**TO BE DONE**
Output the lines exactly, from the one where "Generate a web" appears through the one where "600, 700, 800]" appears. Images are left out.

**DATA EXCERPTS**
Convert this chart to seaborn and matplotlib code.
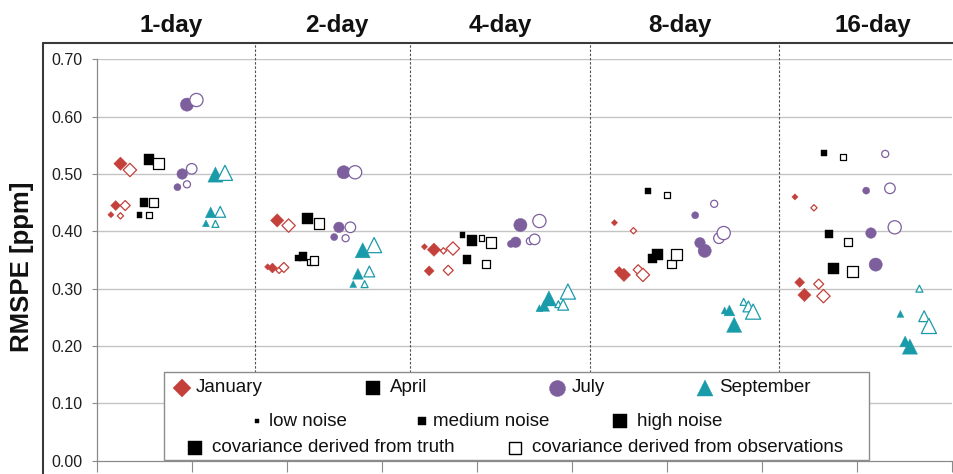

* * *

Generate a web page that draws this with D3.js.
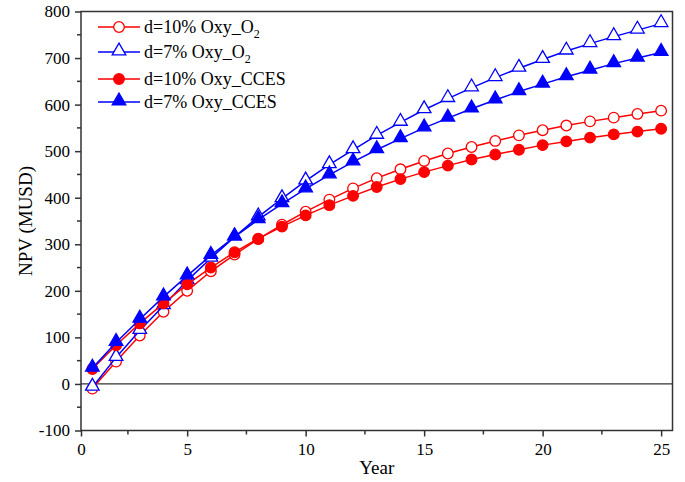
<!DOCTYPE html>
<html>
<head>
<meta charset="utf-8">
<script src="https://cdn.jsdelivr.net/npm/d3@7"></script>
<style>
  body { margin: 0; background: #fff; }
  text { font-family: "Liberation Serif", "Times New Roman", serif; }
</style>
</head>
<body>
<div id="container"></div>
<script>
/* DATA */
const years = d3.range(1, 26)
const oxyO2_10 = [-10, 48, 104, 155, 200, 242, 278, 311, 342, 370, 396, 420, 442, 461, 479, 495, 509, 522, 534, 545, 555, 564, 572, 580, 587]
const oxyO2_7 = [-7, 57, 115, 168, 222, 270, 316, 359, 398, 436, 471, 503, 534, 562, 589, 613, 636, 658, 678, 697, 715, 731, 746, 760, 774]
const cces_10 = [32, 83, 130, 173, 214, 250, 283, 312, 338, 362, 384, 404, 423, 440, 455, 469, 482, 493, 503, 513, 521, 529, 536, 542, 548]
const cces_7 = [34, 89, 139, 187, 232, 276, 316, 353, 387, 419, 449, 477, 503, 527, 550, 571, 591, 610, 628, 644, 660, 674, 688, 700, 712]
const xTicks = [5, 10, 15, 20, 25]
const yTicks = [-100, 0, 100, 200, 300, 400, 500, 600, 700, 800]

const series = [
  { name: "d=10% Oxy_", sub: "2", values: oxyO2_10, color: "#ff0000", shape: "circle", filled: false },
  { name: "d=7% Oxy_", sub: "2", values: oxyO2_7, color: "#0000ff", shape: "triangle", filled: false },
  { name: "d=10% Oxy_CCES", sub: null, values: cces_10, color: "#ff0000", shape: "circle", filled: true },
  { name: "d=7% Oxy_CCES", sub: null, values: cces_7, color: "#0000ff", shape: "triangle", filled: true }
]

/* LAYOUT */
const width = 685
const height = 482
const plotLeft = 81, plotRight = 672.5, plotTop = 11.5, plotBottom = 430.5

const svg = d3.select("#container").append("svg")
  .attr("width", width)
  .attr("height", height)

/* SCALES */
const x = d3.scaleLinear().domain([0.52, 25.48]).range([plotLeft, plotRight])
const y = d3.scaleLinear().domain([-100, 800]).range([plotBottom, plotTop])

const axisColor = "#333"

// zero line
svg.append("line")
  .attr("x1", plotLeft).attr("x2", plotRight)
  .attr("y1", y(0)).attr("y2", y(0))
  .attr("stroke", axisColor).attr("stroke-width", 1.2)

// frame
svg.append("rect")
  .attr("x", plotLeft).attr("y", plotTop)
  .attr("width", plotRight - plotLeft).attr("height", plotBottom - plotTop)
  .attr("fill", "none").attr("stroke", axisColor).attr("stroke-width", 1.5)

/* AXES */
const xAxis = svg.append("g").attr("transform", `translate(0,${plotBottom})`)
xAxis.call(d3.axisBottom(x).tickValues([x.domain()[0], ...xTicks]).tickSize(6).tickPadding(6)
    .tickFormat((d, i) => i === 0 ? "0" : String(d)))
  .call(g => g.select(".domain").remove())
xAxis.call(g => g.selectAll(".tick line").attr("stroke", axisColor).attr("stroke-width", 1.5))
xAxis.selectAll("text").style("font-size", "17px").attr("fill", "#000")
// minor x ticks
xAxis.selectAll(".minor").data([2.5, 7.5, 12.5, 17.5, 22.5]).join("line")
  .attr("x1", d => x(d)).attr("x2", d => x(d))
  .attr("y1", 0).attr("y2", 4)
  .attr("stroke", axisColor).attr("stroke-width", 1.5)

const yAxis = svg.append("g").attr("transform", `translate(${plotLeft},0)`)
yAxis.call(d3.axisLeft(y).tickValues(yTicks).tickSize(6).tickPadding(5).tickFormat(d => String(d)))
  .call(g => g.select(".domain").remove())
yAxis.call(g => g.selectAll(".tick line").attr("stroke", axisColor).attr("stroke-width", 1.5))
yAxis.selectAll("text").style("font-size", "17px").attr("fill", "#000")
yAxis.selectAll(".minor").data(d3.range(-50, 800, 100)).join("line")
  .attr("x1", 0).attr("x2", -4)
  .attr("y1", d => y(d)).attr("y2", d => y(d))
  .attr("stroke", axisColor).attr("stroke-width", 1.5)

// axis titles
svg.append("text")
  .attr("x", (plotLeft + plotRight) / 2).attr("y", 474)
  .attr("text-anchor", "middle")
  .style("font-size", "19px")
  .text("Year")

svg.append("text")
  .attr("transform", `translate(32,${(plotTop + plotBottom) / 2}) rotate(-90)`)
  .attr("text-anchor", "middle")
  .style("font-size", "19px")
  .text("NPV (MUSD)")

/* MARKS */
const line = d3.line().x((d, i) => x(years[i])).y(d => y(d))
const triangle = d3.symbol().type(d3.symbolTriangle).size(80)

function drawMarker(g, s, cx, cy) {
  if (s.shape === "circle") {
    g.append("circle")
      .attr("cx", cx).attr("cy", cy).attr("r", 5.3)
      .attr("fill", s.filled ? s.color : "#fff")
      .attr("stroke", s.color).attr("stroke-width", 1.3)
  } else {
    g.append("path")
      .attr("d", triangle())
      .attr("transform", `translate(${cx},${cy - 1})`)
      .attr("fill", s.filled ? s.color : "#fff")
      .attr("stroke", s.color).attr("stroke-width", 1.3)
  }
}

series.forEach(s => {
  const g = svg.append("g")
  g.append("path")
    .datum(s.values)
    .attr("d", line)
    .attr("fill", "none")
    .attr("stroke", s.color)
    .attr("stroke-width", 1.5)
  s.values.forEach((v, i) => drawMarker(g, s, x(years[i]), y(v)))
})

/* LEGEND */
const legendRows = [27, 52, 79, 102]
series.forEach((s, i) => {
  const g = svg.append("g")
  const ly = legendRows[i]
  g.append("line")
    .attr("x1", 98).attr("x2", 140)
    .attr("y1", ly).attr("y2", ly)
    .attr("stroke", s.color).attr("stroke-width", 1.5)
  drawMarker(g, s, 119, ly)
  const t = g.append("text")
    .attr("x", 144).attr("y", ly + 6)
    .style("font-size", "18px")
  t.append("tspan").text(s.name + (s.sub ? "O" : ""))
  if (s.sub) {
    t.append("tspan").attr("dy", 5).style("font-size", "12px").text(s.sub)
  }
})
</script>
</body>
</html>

**THE ANSWER**
Generate a web page that draws this with D3.js.
<!DOCTYPE html>
<html>
<head>
<meta charset="utf-8">
<script src="https://cdn.jsdelivr.net/npm/d3@7"></script>
<style>
  body { margin: 0; background: #fff; }
  text { font-family: "Liberation Serif", "Times New Roman", serif; }
</style>
</head>
<body>
<div id="container"></div>
<script>
/* DATA */
const years = d3.range(1, 26)
const oxyO2_10 = [-10, 48, 104, 155, 200, 242, 278, 311, 342, 370, 396, 420, 442, 461, 479, 495, 509, 522, 534, 545, 555, 564, 572, 580, 587]
const oxyO2_7 = [-7, 57, 115, 168, 222, 270, 316, 359, 398, 436, 471, 503, 534, 562, 589, 613, 636, 658, 678, 697, 715, 731, 746, 760, 774]
const cces_10 = [32, 83, 130, 173, 214, 250, 283, 312, 338, 362, 384, 404, 423, 440, 455, 469, 482, 493, 503, 513, 521, 529, 536, 542, 548]
const cces_7 = [34, 89, 139, 187, 232, 276, 316, 353, 387, 419, 449, 477, 503, 527, 550, 571, 591, 610, 628, 644, 660, 674, 688, 700, 712]
const xTicks = [5, 10, 15, 20, 25]
const yTicks = [-100, 0, 100, 200, 300, 400, 500, 600, 700, 800]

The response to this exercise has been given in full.